When lightweight metals like aluminum and magnesium are used, the weight savings become even more dramatic. Replacing ferrous body structures with lightweight alloy alternatives can reduce component weight by 40 to 75 percent.
Common Applications
The automotive industry is the largest user of hydroforming. Specific vehicle components commonly produced this way include exhaust system tubing, suspension frames, cross members, and engine cradles. Extruded aluminum profiles are hydroformed into automobile frame parts where high stiffness and low weight are priorities. Nearly every modern vehicle platform uses at least a few hydroformed structural components.
Aerospace is the other major sector. Aircraft and spacecraft require complex thin-walled parts made from hard-to-deform alloys, and hydroforming can produce these shapes in a single operation where traditional methods would require multiple forming stages or extensive machining. The same technology applies to high-speed rail components, where lightweight structural shells need to meet strict dimensional tolerances.

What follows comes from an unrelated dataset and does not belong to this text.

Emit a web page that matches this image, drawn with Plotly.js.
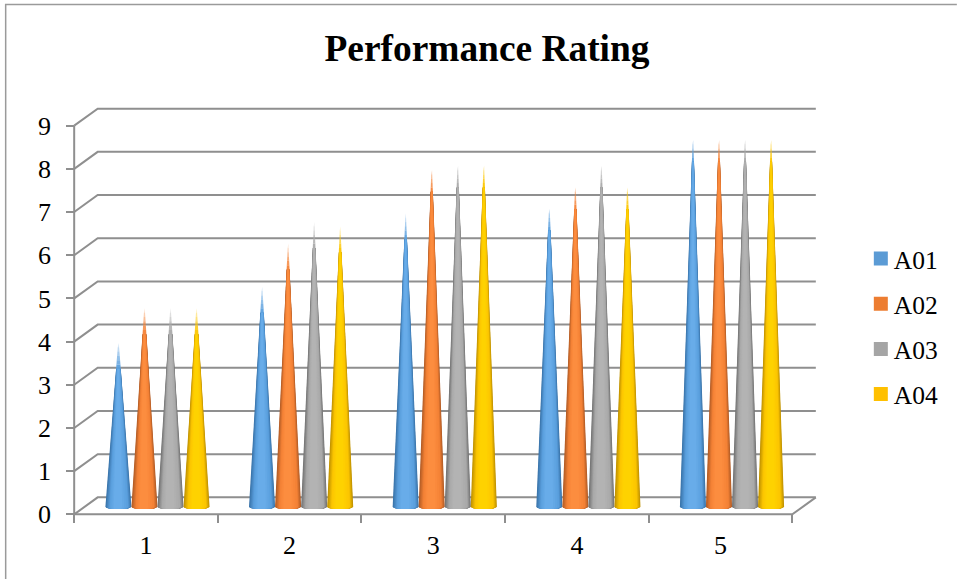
<!DOCTYPE html>
<html>
<head>
<meta charset="utf-8">
<script src="https://cdn.plot.ly/plotly-3.0.1.min.js"></script>
<style>html,body{margin:0;padding:0;background:#fff;overflow:hidden}#chart{width:957px;height:579px}</style>
</head>
<body>
<div id="chart"></div>
<script>
// Performance ratings per round and assessor
const categories = [1, 2, 3, 4, 5];
const seriesNames = ['A01', 'A02', 'A03', 'A04'];
const a01 = [3.9, 5.2, 6.9, 7.1, 8.7];
const a02 = [4.7, 6.2, 8.0, 7.6, 8.7];
const a03 = [4.7, 6.7, 8.1, 8.1, 8.7];
const a04 = [4.7, 6.6, 8.1, 7.6, 8.7];
const seriesValues = [a01, a02, a03, a04];
const yTicks = [0, 1, 2, 3, 4, 5, 6, 7, 8, 9];

const swatches = ['#5b9bd5', '#ed7d31', '#a5a5a5', '#ffc000'];
const edgeRgb = [[58, 116, 170], [178, 92, 38], [116, 116, 116], [192, 146, 0]];
const mainRgb = [[91, 160, 222], [244, 130, 54], [170, 170, 170], [252, 198, 0]];
const glowRgb = [[108, 176, 236], [255, 144, 66], [182, 182, 182], [255, 214, 0]];

// Oblique depth of the pseudo-3D box, in axis units
const depthX = 0.1636, depthY = 0.394;
const xMin = 0.5, xMax = 5.5, yMax = 9;
const gridGray = '#8f8f8f';

// Spare room around the box so its outermost lines are not cut by the plot edge
const padX = 0.05, padY = 0.2;
const pxPerX = 143.6, pxPerY = 43.11;

// Cone placement within a category
const coneStep = 0.1813, coneHalf = 0.0907, coneShift = 0.08;
const baseY = 0.17, baseArc = 0.048, tipFade = 0.7, tipSteps = 7;

const traces = [];
const rgb = c => 'rgb(' + c.map(Math.round).join(',') + ')';
const rgba = (c, a) => 'rgba(' + c.join(',') + ',' + a.toFixed(3) + ')';
const mix = (a, b, t) => a.map((v, i) => v + (b[i] - v) * t);

// Back-wall gridlines with their slanted side-wall returns
yTicks.forEach(v => {
  traces.push({
    x: [xMin, xMin + depthX, xMax + depthX],
    y: [v, v + depthY, v + depthY],
    mode: 'lines', line: {color: gridGray, width: 2},
    showlegend: false, hoverinfo: 'skip'
  });
});
// Floor outline and the two front axis lines
traces.push({
  x: [xMin, xMax, xMax + depthX],
  y: [0, 0, depthY],
  mode: 'lines', line: {color: gridGray, width: 2},
  showlegend: false, hoverinfo: 'skip'
});
traces.push({
  x: [xMin, xMin],
  y: [0, yMax],
  mode: 'lines', line: {color: gridGray, width: 2},
  showlegend: false, hoverinfo: 'skip'
});

// Shading of a cone as nested slivers sharing one apex: dark rim, then body, then a soft highlight
const layerSpans = [];
for (let k = 0; k < 7; k++) {
  const f = k / 7;
  layerSpans.push({lo: f * 0.17, hi: 1 - f * 0.13, tone: 'rim', t: f});
}
for (let k = 0; k < 4; k++) {
  const f = k / 4;
  layerSpans.push({lo: 0.17 + f * 0.2, hi: 0.87 - f * 0.3, tone: 'glow', t: f});
}

function addCone(cx, value, s) {
  const tipY = baseY + value;
  const neckY = tipY - tipFade;
  const halfAt = y => coneHalf * (tipY - y) / value;
  const neckHalf = halfAt(neckY);
  layerSpans.forEach(layer => {
    const at = (frac, half) => cx + half * (2 * frac - 1);
    const xs = [at(layer.lo, coneHalf), at(layer.lo, neckHalf), at(layer.hi, neckHalf), at(layer.hi, coneHalf)];
    const ys = [baseY, neckY, neckY, baseY];
    // Elliptical foot of this sliver
    for (let i = 1; i <= 10; i++) {
      const frac = layer.hi + (layer.lo - layer.hi) * i / 10;
      const u = 2 * frac - 1;
      xs.push(cx + coneHalf * u);
      ys.push(baseY - baseArc * Math.sqrt(Math.max(0, 1 - u * u)));
    }
    const color = layer.tone === 'rim'
      ? mix(edgeRgb[s], mainRgb[s], layer.t)
      : mix(mainRgb[s], glowRgb[s], layer.t);
    traces.push({
      x: xs, y: ys, mode: 'lines', line: {width: 0}, fill: 'toself', fillcolor: rgb(color),
      showlegend: false, hoverinfo: 'skip'
    });
  });
  // The apex fades out against the wall in short translucent steps
  for (let i = 0; i < tipSteps; i++) {
    const y0 = neckY + tipFade * i / tipSteps;
    const y1 = neckY + tipFade * (i + 1) / tipSteps;
    const h0 = halfAt(y0), h1 = halfAt(y1);
    traces.push({
      x: [cx - h0, cx - h1, cx + h1, cx + h0, cx - h0],
      y: [y0, y1, y1, y0, y0],
      mode: 'lines', line: {width: 0}, fill: 'toself',
      fillcolor: rgba(mainRgb[s], 0.95 - 0.85 * i / (tipSteps - 1)),
      showlegend: false, hoverinfo: 'skip'
    });
  }
}

seriesValues.forEach((vals, s) => {
  vals.forEach((v, c) => {
    addCone(categories[c] + coneShift + (s - 1.5) * coneStep, v, s);
  });
});

// Legend entries, each in its own group so the row spacing can be opened up
seriesNames.forEach((name, s) => {
  traces.push({
    x: [null], y: [null], name: name, mode: 'markers',
    legendgroup: name,
    marker: {symbol: 'square', size: 14, color: swatches[s]},
    hoverinfo: 'skip'
  });
});

const serif = '"Liberation Serif", "Times New Roman", serif';
const padLeftPx = padX * pxPerX, padPxY = padY * pxPerY;
const plotLeft = 74.5 - padLeftPx, plotRight = 816 + padLeftPx;
const plotTop = 109 - padPxY, plotBottom = 514 + padPxY;
const paperX = px => (px - plotLeft) / (plotRight - plotLeft);
const paperY = py => (plotBottom - py) / (plotBottom - plotTop);

const layout = {
  width: 957, height: 579,
  margin: {l: plotLeft, r: 957 - plotRight, t: plotTop, b: 579 - plotBottom, autoexpand: false},
  paper_bgcolor: '#fff', plot_bgcolor: 'rgba(0,0,0,0)',
  hovermode: false,
  font: {family: serif, color: '#000', size: 26},
  title: {
    text: '<b>Performance Rating</b>',
    font: {family: serif, size: 37.4, color: '#000'},
    x: 487 / 957, xref: 'container', xanchor: 'center',
    y: 1 - 48 / 579, yref: 'container', yanchor: 'middle'
  },
  xaxis: {
    range: [xMin - padX, xMax + depthX + padX], showgrid: false, zeroline: false, showline: false,
    anchor: 'free', position: paperY(514),
    tickmode: 'array', tickvals: categories, ticktext: categories.map(String),
    ticks: '', ticklabelstandoff: 13,
    tickfont: {family: serif, size: 26, color: '#000'},
    minor: {
      tickmode: 'array', tickvals: [0.5, 1.5, 2.5, 3.5, 4.5, 5.5],
      ticks: 'outside', ticklen: 8, tickwidth: 2, tickcolor: gridGray, showgrid: false
    }
  },
  yaxis: {
    range: [-padY, yMax + depthY + padY], showgrid: false, zeroline: false, showline: false,
    anchor: 'free', position: paperX(74.5),
    tickmode: 'array', tickvals: yTicks,
    ticks: 'outside', ticklen: 8, tickwidth: 2, tickcolor: gridGray,
    ticklabelstandoff: 10,
    tickfont: {family: serif, size: 26, color: '#000'}
  },
  legend: {
    x: paperX(861), y: paperY(326.5), xanchor: 'left', yanchor: 'middle',
    font: {family: serif, size: 25.5, color: '#000'},
    tracegroupgap: 9, bgcolor: 'rgba(0,0,0,0)'
  },
  shapes: [{
    type: 'path', xref: 'paper', yref: 'paper', layer: 'below',
    path: 'M ' + paperX(6) + ' ' + paperY(579) + ' L ' + paperX(6) + ' ' + paperY(5) + ' L ' + paperX(957) + ' ' + paperY(5),
    line: {color: '#9a9a9a', width: 1.5}
  }]
};

Plotly.newPlot('chart', traces, layout, {displayModeBar: false, staticPlot: true}).then(() => {
  // Pull the legend labels closer to their swatches
  document.querySelectorAll('#chart .legendtext').forEach(t => t.setAttribute('x', 33));
});
</script>
</body>
</html>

Limitations and Trade-Offs
Hydroforming is not a replacement for stamping in every situation. The cycle time for sheet hydroforming is at least five to six times longer than traditional stamping, which makes it a poor fit for very high-volume production where thousands of identical parts roll off the line every hour. The equipment itself is expensive: high-pressure hydraulic systems, precision dies, and the presses needed to hold them closed under enormous internal forces all add up.
At low production volumes, though, hydroforming can actually be cheaper than stamping. Stamping requires matched upper and lower dies, both machined to tight tolerances. Hydroforming often needs only a single-sided die (the fluid acts as the other half), cutting tooling costs significantly. For runs of a few hundred to a few thousand parts, the savings on tooling can more than offset the slower cycle times. The break-even point depends on part complexity, material, and volume, but as a general rule, hydroforming makes the most economic sense for low-to-medium volume production of geometrically complex parts.
Hydroforming vs. Stamping at a Glance
- Part complexity: Hydroforming excels at deep draws, asymmetric shapes, and variable cross-sections that would require multiple stamping operations.
- Production speed: Stamping is far faster per part and better suited to high-volume runs.
- Tooling cost: Hydroforming tooling is simpler and cheaper, favoring short runs and prototyping.
- Surface quality: Hydroformed parts typically have smoother surfaces with fewer tool marks, since the fluid applies uniform pressure rather than concentrated mechanical force.
- Structural integrity: Hydroformed parts are seamless, eliminating weld-related weak points.
For manufacturers weighing the two, the decision usually comes down to volume. If you need millions of identical brackets, stamping wins on cost per piece. If you need a few thousand structurally critical, geometrically complex components with no weld seams, hydroforming is often the better path.